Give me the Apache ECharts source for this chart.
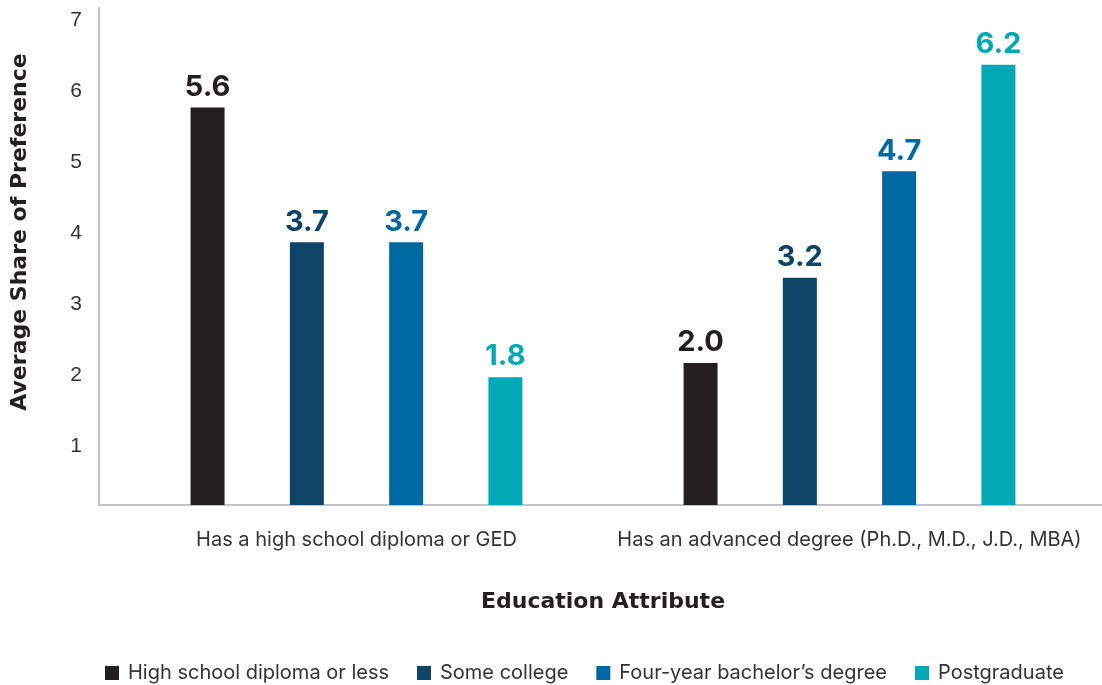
<!DOCTYPE html>
<html>
<head>
<meta charset="utf-8">
<title>Average Share of Preference by Education Attribute</title>
<script src="https://cdn.jsdelivr.net/npm/echarts@6/dist/echarts.min.js"></script>
<style>
  html, body { margin: 0; padding: 0; background: #ffffff; }
  #chart { width: 1102px; height: 685px; }
</style>
</head>
<body>
<div id="chart"></div>
<script>
// Education attributes shown on the horizontal axis
const categories = [
  'Has a high school diploma or GED',
  'Has an advanced degree (Ph.D., M.D., J.D., MBA)'
];

// Respondent education groups (legend order)
const groupNames = [
  'High school diploma or less',
  'Some college',
  'Four-year bachelor\u2019s degree',
  'Postgraduate'
];

// Average share of preference for each group, per attribute
const highSchoolOrLess = [5.6, 2.0];
const someCollege      = [3.7, 3.2];
const fourYearDegree   = [3.7, 4.7];
const postgraduate     = [1.8, 6.2];

// Value-axis ticks
const yTicks = [0, 1, 2, 3, 4, 5, 6, 7];

const groupValues = [highSchoolOrLess, someCollege, fourYearDegree, postgraduate];
const groupColors = ['#231f20', '#0e4467', '#0069a1', '#00a9b5'];

const chart = echarts.init(document.getElementById('chart'), null, { renderer: 'canvas' });

const series = groupNames.map((name, i) => ({
  name: name,
  type: 'bar',
  xAxisIndex: 0,
  yAxisIndex: 0,
  data: groupValues[i],
  barWidth: 34,
  barGap: '192%',
  itemStyle: { color: groupColors[i] },
  label: {
    show: true,
    position: 'top',
    distance: 6,
    formatter: p => p.value.toFixed(1),
    color: groupColors[i],
    fontFamily: 'Inter',
    fontWeight: 'bold',
    fontSize: 29
  },
  emphasis: { disabled: true }
}));

const option = {
  backgroundColor: '#ffffff',
  animation: false,
  grid: [
    { left: 110, right: 6, top: 8, bottom: 180 },
    // full-width baseline grid
    { left: 99, right: 0, top: 8, bottom: 180 }
  ],
  xAxis: [
    {
      type: 'category',
      gridIndex: 0,
      data: categories,
      axisLine: { show: false },
      axisTick: { show: false },
      axisLabel: {
        interval: 0,
        margin: 25,
        color: '#333333',
        fontFamily: 'Inter',
        fontSize: 20
      },
      name: 'Education Attribute',
      nameLocation: 'middle',
      nameGap: 86,
      nameTextStyle: {
        color: '#231f20',
        fontFamily: 'DejaVu Sans',
        fontWeight: 'bold',
        fontSize: 22
      }
    },
    {
      type: 'category',
      gridIndex: 1,
      data: [''],
      axisLine: { show: true, lineStyle: { color: '#c3c2c8', width: 2 } },
      axisTick: { show: false },
      axisLabel: { show: false }
    }
  ],
  yAxis: [
    {
      type: 'value',
      gridIndex: 0,
      min: yTicks[0],
      max: yTicks[yTicks.length - 1],
      interval: 1,
      offset: 11,
      axisLine: { show: true, lineStyle: { color: '#c3c2c8', width: 2 } },
      axisTick: { show: false },
      splitLine: { show: false },
      axisLabel: {
        showMinLabel: false,
        margin: 17,
        color: '#333333',
        fontFamily: 'Liberation Sans',
        fontSize: 21,
        verticalAlign: 'top',
        lineHeight: 24
      }
    },
    {
      type: 'value',
      gridIndex: 1,
      show: false
    }
  ],
  legend: {
    data: groupNames,
    left: 100,
    top: 658,
    icon: 'rect',
    itemWidth: 14,
    itemHeight: 14,
    itemGap: 28,
    textStyle: {
      color: '#333333',
      fontFamily: 'Inter',
      fontSize: 20,
      padding: [0, 0, 0, 4]
    },
    selectedMode: false
  },
  graphic: [
    {
      type: 'text',
      rotation: Math.PI / 2,
      x: 20,
      y: 232,
      style: {
        text: 'Average Share of Preference',
        fill: '#231f20',
        font: 'bold 22px "DejaVu Sans"',
        align: 'center',
        verticalAlign: 'middle'
      }
    }
  ],
  series: series
};

chart.setOption(option);
</script>
</body>
</html>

**Short task**
Transcribe the whole listing exactly. Pictures are excluded.

**Response below**
Give me the Apache ECharts source for this chart.
<!DOCTYPE html>
<html>
<head>
<meta charset="utf-8">
<title>Average Share of Preference by Education Attribute</title>
<script src="https://cdn.jsdelivr.net/npm/echarts@6/dist/echarts.min.js"></script>
<style>
  html, body { margin: 0; padding: 0; background: #ffffff; }
  #chart { width: 1102px; height: 685px; }
</style>
</head>
<body>
<div id="chart"></div>
<script>
// Education attributes shown on the horizontal axis
const categories = [
  'Has a high school diploma or GED',
  'Has an advanced degree (Ph.D., M.D., J.D., MBA)'
];

// Respondent education groups (legend order)
const groupNames = [
  'High school diploma or less',
  'Some college',
  'Four-year bachelor\u2019s degree',
  'Postgraduate'
];

// Average share of preference for each group, per attribute
const highSchoolOrLess = [5.6, 2.0];
const someCollege      = [3.7, 3.2];
const fourYearDegree   = [3.7, 4.7];
const postgraduate     = [1.8, 6.2];

// Value-axis ticks
const yTicks = [0, 1, 2, 3, 4, 5, 6, 7];

const groupValues = [highSchoolOrLess, someCollege, fourYearDegree, postgraduate];
const groupColors = ['#231f20', '#0e4467', '#0069a1', '#00a9b5'];

const chart = echarts.init(document.getElementById('chart'), null, { renderer: 'canvas' });

const series = groupNames.map((name, i) => ({
  name: name,
  type: 'bar',
  xAxisIndex: 0,
  yAxisIndex: 0,
  data: groupValues[i],
  barWidth: 34,
  barGap: '192%',
  itemStyle: { color: groupColors[i] },
  label: {
    show: true,
    position: 'top',
    distance: 6,
    formatter: p => p.value.toFixed(1),
    color: groupColors[i],
    fontFamily: 'Inter',
    fontWeight: 'bold',
    fontSize: 29
  },
  emphasis: { disabled: true }
}));

const option = {
  backgroundColor: '#ffffff',
  animation: false,
  grid: [
    { left: 110, right: 6, top: 8, bottom: 180 },
    // full-width baseline grid
    { left: 99, right: 0, top: 8, bottom: 180 }
  ],
  xAxis: [
    {
      type: 'category',
      gridIndex: 0,
      data: categories,
      axisLine: { show: false },
      axisTick: { show: false },
      axisLabel: {
        interval: 0,
        margin: 25,
        color: '#333333',
        fontFamily: 'Inter',
        fontSize: 20
      },
      name: 'Education Attribute',
      nameLocation: 'middle',
      nameGap: 86,
      nameTextStyle: {
        color: '#231f20',
        fontFamily: 'DejaVu Sans',
        fontWeight: 'bold',
        fontSize: 22
      }
    },
    {
      type: 'category',
      gridIndex: 1,
      data: [''],
      axisLine: { show: true, lineStyle: { color: '#c3c2c8', width: 2 } },
      axisTick: { show: false },
      axisLabel: { show: false }
    }
  ],
  yAxis: [
    {
      type: 'value',
      gridIndex: 0,
      min: yTicks[0],
      max: yTicks[yTicks.length - 1],
      interval: 1,
      offset: 11,
      axisLine: { show: true, lineStyle: { color: '#c3c2c8', width: 2 } },
      axisTick: { show: false },
      splitLine: { show: false },
      axisLabel: {
        showMinLabel: false,
        margin: 17,
        color: '#333333',
        fontFamily: 'Liberation Sans',
        fontSize: 21,
        verticalAlign: 'top',
        lineHeight: 24
      }
    },
    {
      type: 'value',
      gridIndex: 1,
      show: false
    }
  ],
  legend: {
    data: groupNames,
    left: 100,
    top: 658,
    icon: 'rect',
    itemWidth: 14,
    itemHeight: 14,
    itemGap: 28,
    textStyle: {
      color: '#333333',
      fontFamily: 'Inter',
      fontSize: 20,
      padding: [0, 0, 0, 4]
    },
    selectedMode: false
  },
  graphic: [
    {
      type: 'text',
      rotation: Math.PI / 2,
      x: 20,
      y: 232,
      style: {
        text: 'Average Share of Preference',
        fill: '#231f20',
        font: 'bold 22px "DejaVu Sans"',
        align: 'center',
        verticalAlign: 'middle'
      }
    }
  ],
  series: series
};

chart.setOption(option);
</script>
</body>
</html>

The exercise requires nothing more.